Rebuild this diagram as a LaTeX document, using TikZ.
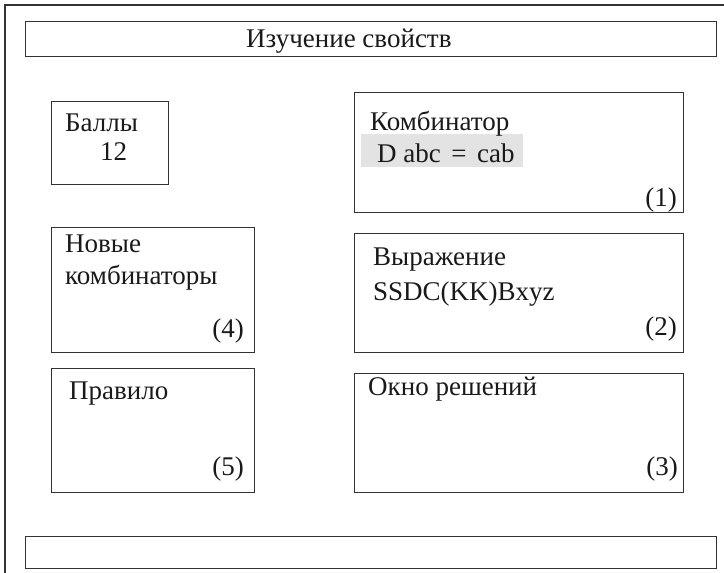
\documentclass[tikz,border=0pt]{standalone}
\usepackage{fontspec}
\setmainfont{Liberation Serif}
\begin{document}
\begin{tikzpicture}[x=1pt,y=-1pt,
  box/.style={draw=black!80,line width=1.1pt,inner sep=0pt,anchor=north west},
  txt/.style={inner sep=0pt,anchor=base west,font=\fontsize{27}{32}\selectfont,text=black!90},
  num/.style={inner sep=0pt,anchor=base east,font=\fontsize{27}{32}\selectfont,text=black!90}]
\useasboundingbox (0,0) rectangle (724,573);
% outer frame (open to right and bottom)
\draw[black!80,line width=1.4pt] (5,573) -- (5,5) -- (724,5);
% title bar
\node[box,minimum width=691pt,minimum height=35pt] (title) at (25,21) {};
\node[txt] (titletxt) at (246,47) {Изучение свойств};
% scores
\node[box,minimum width=117pt,minimum height=83pt] (score) at (51,101) {};
\node[txt] (scorelbl) at (65,131) {Баллы};
\node[txt] (scoreval) at (100,160) {12};
% combinator (1)
\node[box,minimum width=329pt,minimum height=120pt] (comb) at (354,92) {};
\node[fill=black!11,inner sep=0pt,minimum width=162pt,minimum height=33pt,anchor=north west] (combhl) at (361,134) {};
\node[txt] (comblbl) at (370,130) {Комбинатор};
\node[txt] (combdef) at (377,162) {D abc\hspace{10.5pt}=\hspace{10.5pt}cab};
\node[num] (n1) at (677,206) {(1)};
% new combinators (4)
\node[box,minimum width=203pt,minimum height=125pt] (newc) at (51,227) {};
\node[txt] (newlbl1) at (65,252) {Новые};
\node[txt] (newlbl2) at (65,284) {комбинаторы};
\node[num] (n4) at (244,337) {(4)};
% expression (2)
\node[box,minimum width=329pt,minimum height=119pt] (expr) at (354,233) {};
\node[txt] (exprlbl) at (373,265) {Выражение};
\node[txt] (exprval) at (373,300) {SSDC(KK)Bxyz};
\node[num] (n2) at (677,335) {(2)};
% rule (5)
\node[box,minimum width=203pt,minimum height=124pt] (rule) at (51,368) {};
\node[txt] (rulelbl) at (69,399) {Правило};
\node[num] (n5) at (244,475) {(5)};
% solutions (3)
\node[box,minimum width=329pt,minimum height=119pt] (sol) at (354,373) {};
\node[txt] (sollbl) at (368,395) {Окно решений};
\node[num] (n3) at (678,475) {(3)};
% bottom bar
\node[box,minimum width=691pt,minimum height=32pt] (bottom) at (25,536) {};
\end{tikzpicture}
\end{document}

▬▬▬▬▬▬

Short task: Copy the data exactly. Any picture it contains is to be omitted.

Reply:
Rebuild this diagram as a LaTeX document, using TikZ.
\documentclass[tikz,border=0pt]{standalone}
\usepackage{fontspec}
\setmainfont{Liberation Serif}
\begin{document}
\begin{tikzpicture}[x=1pt,y=-1pt,
  box/.style={draw=black!80,line width=1.1pt,inner sep=0pt,anchor=north west},
  txt/.style={inner sep=0pt,anchor=base west,font=\fontsize{27}{32}\selectfont,text=black!90},
  num/.style={inner sep=0pt,anchor=base east,font=\fontsize{27}{32}\selectfont,text=black!90}]
\useasboundingbox (0,0) rectangle (724,573);
% outer frame (open to right and bottom)
\draw[black!80,line width=1.4pt] (5,573) -- (5,5) -- (724,5);
% title bar
\node[box,minimum width=691pt,minimum height=35pt] (title) at (25,21) {};
\node[txt] (titletxt) at (246,47) {Изучение свойств};
% scores
\node[box,minimum width=117pt,minimum height=83pt] (score) at (51,101) {};
\node[txt] (scorelbl) at (65,131) {Баллы};
\node[txt] (scoreval) at (100,160) {12};
% combinator (1)
\node[box,minimum width=329pt,minimum height=120pt] (comb) at (354,92) {};
\node[fill=black!11,inner sep=0pt,minimum width=162pt,minimum height=33pt,anchor=north west] (combhl) at (361,134) {};
\node[txt] (comblbl) at (370,130) {Комбинатор};
\node[txt] (combdef) at (377,162) {D abc\hspace{10.5pt}=\hspace{10.5pt}cab};
\node[num] (n1) at (677,206) {(1)};
% new combinators (4)
\node[box,minimum width=203pt,minimum height=125pt] (newc) at (51,227) {};
\node[txt] (newlbl1) at (65,252) {Новые};
\node[txt] (newlbl2) at (65,284) {комбинаторы};
\node[num] (n4) at (244,337) {(4)};
% expression (2)
\node[box,minimum width=329pt,minimum height=119pt] (expr) at (354,233) {};
\node[txt] (exprlbl) at (373,265) {Выражение};
\node[txt] (exprval) at (373,300) {SSDC(KK)Bxyz};
\node[num] (n2) at (677,335) {(2)};
% rule (5)
\node[box,minimum width=203pt,minimum height=124pt] (rule) at (51,368) {};
\node[txt] (rulelbl) at (69,399) {Правило};
\node[num] (n5) at (244,475) {(5)};
% solutions (3)
\node[box,minimum width=329pt,minimum height=119pt] (sol) at (354,373) {};
\node[txt] (sollbl) at (368,395) {Окно решений};
\node[num] (n3) at (678,475) {(3)};
% bottom bar
\node[box,minimum width=691pt,minimum height=32pt] (bottom) at (25,536) {};
\end{tikzpicture}
\end{document}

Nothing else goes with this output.